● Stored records

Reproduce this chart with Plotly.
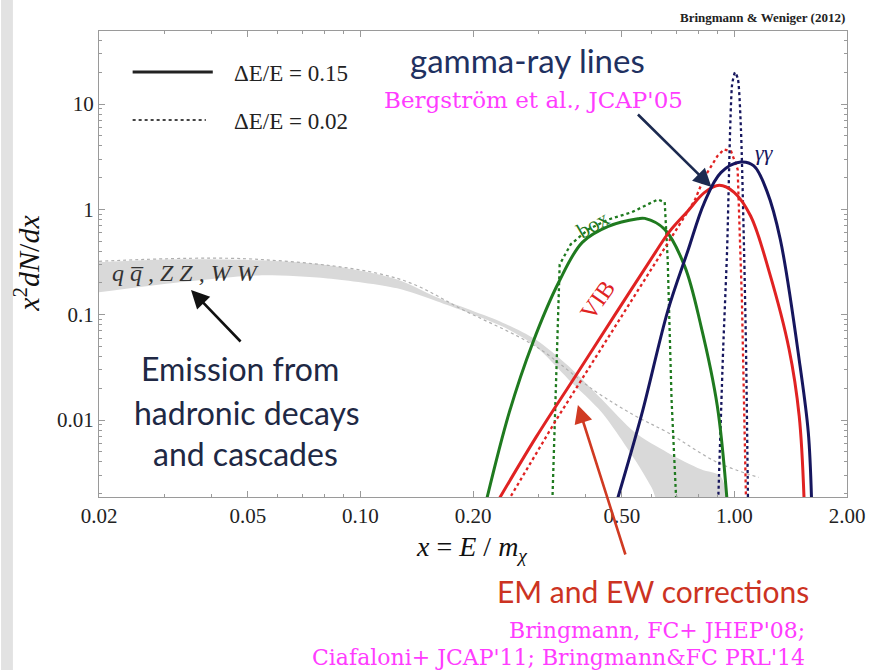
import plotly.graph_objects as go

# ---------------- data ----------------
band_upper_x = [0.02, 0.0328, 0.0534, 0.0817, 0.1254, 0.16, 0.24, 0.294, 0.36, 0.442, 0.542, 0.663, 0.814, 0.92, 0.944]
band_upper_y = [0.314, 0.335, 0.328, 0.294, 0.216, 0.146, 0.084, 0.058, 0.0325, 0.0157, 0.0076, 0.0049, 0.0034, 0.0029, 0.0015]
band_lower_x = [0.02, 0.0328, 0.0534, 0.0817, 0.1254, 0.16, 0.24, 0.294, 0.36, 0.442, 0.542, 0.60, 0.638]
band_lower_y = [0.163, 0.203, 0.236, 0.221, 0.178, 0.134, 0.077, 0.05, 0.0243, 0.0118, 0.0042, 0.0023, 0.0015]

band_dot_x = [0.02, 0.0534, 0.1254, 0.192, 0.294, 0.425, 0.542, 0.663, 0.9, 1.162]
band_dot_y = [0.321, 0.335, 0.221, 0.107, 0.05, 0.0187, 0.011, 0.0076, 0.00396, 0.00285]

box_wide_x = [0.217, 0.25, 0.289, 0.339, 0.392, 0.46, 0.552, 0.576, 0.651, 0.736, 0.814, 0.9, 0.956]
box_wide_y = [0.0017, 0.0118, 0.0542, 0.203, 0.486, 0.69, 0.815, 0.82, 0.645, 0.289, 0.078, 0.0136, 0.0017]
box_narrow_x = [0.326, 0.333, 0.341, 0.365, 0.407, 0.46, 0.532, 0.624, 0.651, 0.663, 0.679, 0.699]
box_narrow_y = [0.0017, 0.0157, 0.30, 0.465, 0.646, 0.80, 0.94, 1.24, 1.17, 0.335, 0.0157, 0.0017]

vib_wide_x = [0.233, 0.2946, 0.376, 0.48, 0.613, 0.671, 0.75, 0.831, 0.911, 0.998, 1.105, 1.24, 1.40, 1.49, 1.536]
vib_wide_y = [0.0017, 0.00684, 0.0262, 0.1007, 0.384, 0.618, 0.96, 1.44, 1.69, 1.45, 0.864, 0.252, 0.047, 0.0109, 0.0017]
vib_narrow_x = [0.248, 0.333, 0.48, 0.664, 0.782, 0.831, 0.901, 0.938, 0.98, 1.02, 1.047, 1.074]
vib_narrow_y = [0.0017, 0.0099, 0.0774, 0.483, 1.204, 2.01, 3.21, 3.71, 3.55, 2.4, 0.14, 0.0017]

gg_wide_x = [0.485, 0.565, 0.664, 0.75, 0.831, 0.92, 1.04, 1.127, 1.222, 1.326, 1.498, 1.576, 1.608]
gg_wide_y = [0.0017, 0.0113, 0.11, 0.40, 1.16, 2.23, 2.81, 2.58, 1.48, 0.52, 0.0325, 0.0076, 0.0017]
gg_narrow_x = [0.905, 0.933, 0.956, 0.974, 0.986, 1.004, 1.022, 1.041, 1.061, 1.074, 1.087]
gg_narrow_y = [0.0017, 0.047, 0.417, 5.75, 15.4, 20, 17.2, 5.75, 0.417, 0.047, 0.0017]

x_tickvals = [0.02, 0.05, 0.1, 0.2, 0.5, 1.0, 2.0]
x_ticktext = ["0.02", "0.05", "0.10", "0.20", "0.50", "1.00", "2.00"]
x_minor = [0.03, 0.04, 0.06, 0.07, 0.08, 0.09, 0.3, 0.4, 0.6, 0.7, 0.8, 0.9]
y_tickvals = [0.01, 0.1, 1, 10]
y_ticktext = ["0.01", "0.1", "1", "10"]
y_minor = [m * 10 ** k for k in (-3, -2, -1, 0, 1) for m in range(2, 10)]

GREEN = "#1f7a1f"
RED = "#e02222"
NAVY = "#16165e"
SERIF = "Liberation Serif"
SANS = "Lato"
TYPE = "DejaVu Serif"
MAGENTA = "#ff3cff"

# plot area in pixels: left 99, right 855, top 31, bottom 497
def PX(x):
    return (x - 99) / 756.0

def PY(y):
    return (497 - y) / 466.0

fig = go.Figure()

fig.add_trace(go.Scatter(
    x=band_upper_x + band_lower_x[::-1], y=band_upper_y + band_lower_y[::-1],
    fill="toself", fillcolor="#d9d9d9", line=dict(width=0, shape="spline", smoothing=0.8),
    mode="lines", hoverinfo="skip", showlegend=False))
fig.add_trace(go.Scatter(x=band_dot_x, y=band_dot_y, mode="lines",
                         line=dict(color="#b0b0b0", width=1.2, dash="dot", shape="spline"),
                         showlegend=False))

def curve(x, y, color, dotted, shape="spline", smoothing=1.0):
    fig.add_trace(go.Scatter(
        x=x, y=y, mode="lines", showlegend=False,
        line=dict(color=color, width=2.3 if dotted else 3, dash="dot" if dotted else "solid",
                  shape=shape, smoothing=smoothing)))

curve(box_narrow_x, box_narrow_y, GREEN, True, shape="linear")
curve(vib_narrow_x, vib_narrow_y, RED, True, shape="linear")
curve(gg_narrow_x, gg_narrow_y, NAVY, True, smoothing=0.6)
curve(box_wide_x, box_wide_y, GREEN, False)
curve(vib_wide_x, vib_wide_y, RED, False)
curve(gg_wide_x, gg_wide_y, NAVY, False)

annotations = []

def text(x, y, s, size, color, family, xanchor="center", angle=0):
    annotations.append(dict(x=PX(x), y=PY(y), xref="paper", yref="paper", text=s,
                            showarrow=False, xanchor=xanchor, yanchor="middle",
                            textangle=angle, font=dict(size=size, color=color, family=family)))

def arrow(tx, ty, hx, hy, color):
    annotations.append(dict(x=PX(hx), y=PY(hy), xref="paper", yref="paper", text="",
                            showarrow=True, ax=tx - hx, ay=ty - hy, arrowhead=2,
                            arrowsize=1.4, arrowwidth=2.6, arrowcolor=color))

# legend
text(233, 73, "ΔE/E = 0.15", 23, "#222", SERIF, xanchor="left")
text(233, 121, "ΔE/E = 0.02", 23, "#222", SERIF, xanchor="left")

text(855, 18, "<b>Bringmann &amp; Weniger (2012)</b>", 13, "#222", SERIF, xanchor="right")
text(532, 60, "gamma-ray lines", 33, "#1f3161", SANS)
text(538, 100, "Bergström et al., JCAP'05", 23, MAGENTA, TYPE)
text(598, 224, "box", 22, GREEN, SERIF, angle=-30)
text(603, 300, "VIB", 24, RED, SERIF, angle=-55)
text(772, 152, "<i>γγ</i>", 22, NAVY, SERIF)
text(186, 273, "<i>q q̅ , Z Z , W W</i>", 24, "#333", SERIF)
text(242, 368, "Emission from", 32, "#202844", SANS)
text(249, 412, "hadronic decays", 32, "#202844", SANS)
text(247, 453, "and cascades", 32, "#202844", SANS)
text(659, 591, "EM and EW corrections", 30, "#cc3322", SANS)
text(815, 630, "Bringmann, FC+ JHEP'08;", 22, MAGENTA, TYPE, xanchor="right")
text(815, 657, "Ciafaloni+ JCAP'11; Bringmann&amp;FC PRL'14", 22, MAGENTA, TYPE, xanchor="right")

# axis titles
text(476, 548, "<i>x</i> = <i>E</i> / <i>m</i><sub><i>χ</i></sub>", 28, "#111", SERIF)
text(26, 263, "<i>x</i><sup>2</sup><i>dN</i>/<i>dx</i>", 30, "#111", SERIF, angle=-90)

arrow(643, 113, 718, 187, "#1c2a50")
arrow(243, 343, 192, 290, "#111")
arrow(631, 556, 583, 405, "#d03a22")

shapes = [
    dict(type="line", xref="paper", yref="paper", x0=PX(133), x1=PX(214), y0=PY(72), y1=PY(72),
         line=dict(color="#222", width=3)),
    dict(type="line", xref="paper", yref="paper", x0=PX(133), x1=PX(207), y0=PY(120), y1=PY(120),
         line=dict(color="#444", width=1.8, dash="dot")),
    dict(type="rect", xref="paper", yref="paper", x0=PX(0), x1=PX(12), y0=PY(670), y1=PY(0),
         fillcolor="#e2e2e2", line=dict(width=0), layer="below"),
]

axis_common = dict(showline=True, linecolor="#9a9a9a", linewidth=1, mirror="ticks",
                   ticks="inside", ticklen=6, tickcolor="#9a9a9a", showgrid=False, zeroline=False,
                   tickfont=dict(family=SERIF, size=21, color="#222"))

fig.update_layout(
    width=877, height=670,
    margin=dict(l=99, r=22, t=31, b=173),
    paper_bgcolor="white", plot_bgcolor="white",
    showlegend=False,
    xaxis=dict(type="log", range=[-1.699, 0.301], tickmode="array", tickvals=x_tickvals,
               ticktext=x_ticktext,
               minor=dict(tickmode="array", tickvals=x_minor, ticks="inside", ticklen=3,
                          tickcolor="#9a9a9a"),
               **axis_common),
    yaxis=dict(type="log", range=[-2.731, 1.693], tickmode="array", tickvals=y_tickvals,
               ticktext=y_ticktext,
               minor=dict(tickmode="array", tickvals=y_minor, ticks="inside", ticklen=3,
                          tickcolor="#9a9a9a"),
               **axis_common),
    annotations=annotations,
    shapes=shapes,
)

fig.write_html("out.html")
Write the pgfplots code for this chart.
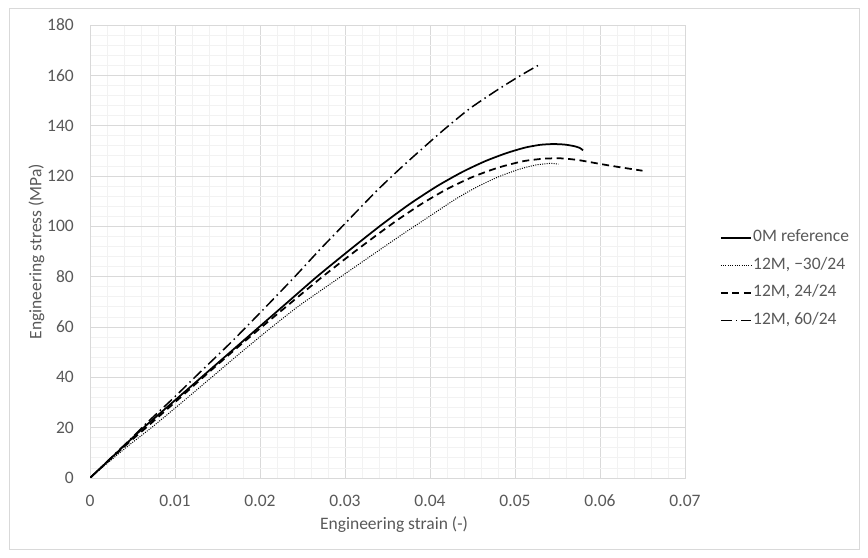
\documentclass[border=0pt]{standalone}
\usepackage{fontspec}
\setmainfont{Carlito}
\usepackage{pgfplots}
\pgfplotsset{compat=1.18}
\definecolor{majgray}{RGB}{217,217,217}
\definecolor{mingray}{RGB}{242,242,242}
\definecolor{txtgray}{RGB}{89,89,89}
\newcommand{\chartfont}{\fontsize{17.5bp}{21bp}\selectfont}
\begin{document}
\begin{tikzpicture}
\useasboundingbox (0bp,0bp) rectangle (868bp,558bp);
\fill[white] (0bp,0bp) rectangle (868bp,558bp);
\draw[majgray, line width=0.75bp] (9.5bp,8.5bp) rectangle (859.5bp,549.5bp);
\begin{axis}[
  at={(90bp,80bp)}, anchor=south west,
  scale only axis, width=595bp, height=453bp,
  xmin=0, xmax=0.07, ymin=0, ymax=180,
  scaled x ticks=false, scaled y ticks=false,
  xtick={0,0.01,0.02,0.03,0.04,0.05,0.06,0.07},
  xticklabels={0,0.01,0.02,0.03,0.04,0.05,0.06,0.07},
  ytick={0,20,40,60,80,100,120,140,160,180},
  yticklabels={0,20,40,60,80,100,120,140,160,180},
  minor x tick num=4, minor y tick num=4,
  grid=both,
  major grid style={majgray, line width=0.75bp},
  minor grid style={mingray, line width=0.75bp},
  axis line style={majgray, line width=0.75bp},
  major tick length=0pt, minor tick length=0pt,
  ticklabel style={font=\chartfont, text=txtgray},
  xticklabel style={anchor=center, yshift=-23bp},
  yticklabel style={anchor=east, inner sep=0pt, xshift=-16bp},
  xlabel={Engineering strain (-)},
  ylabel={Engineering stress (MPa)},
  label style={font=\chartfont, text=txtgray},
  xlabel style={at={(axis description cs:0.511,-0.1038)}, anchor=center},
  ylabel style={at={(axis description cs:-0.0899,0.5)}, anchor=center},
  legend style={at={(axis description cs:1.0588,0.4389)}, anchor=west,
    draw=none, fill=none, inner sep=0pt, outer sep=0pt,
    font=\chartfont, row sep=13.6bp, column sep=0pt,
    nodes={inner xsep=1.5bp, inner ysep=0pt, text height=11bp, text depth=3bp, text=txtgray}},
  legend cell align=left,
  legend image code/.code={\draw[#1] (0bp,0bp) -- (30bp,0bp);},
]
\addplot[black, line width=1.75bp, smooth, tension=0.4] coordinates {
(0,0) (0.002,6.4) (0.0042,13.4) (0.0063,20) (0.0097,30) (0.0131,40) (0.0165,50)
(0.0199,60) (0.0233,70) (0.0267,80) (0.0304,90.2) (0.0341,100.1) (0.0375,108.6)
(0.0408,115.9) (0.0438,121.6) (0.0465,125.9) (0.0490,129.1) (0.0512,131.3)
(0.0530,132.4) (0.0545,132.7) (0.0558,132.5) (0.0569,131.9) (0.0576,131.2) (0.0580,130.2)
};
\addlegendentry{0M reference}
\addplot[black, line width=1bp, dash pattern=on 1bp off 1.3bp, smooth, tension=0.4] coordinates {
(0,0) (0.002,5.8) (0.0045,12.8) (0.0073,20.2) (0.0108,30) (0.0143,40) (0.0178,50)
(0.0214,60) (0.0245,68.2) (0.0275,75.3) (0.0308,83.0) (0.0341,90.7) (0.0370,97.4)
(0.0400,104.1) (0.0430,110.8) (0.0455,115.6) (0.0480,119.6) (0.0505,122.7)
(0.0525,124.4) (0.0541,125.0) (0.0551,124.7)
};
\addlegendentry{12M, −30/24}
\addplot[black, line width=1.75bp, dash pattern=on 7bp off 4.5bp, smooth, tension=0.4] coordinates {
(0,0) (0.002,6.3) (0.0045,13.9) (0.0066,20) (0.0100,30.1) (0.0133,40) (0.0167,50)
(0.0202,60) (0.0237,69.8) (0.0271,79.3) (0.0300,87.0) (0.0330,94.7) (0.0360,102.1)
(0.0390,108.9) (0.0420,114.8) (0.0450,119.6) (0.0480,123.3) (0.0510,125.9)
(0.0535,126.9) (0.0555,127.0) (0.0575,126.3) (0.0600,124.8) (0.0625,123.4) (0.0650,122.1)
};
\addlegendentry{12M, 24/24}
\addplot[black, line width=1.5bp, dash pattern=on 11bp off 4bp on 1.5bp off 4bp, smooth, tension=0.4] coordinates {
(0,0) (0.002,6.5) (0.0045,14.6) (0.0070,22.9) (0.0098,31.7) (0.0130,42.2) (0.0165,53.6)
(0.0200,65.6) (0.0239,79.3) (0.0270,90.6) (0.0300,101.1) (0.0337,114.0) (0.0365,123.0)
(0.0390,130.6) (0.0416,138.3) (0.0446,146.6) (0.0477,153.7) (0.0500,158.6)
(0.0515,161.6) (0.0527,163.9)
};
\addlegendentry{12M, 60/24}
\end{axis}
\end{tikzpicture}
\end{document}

● Short task
Starting at the top of the listing above, reproduce each line up to and including the one with "import plotly.graph_objects as go"; omit the pictures.

● Response
Reproduce this chart with Plotly.
import plotly.graph_objects as go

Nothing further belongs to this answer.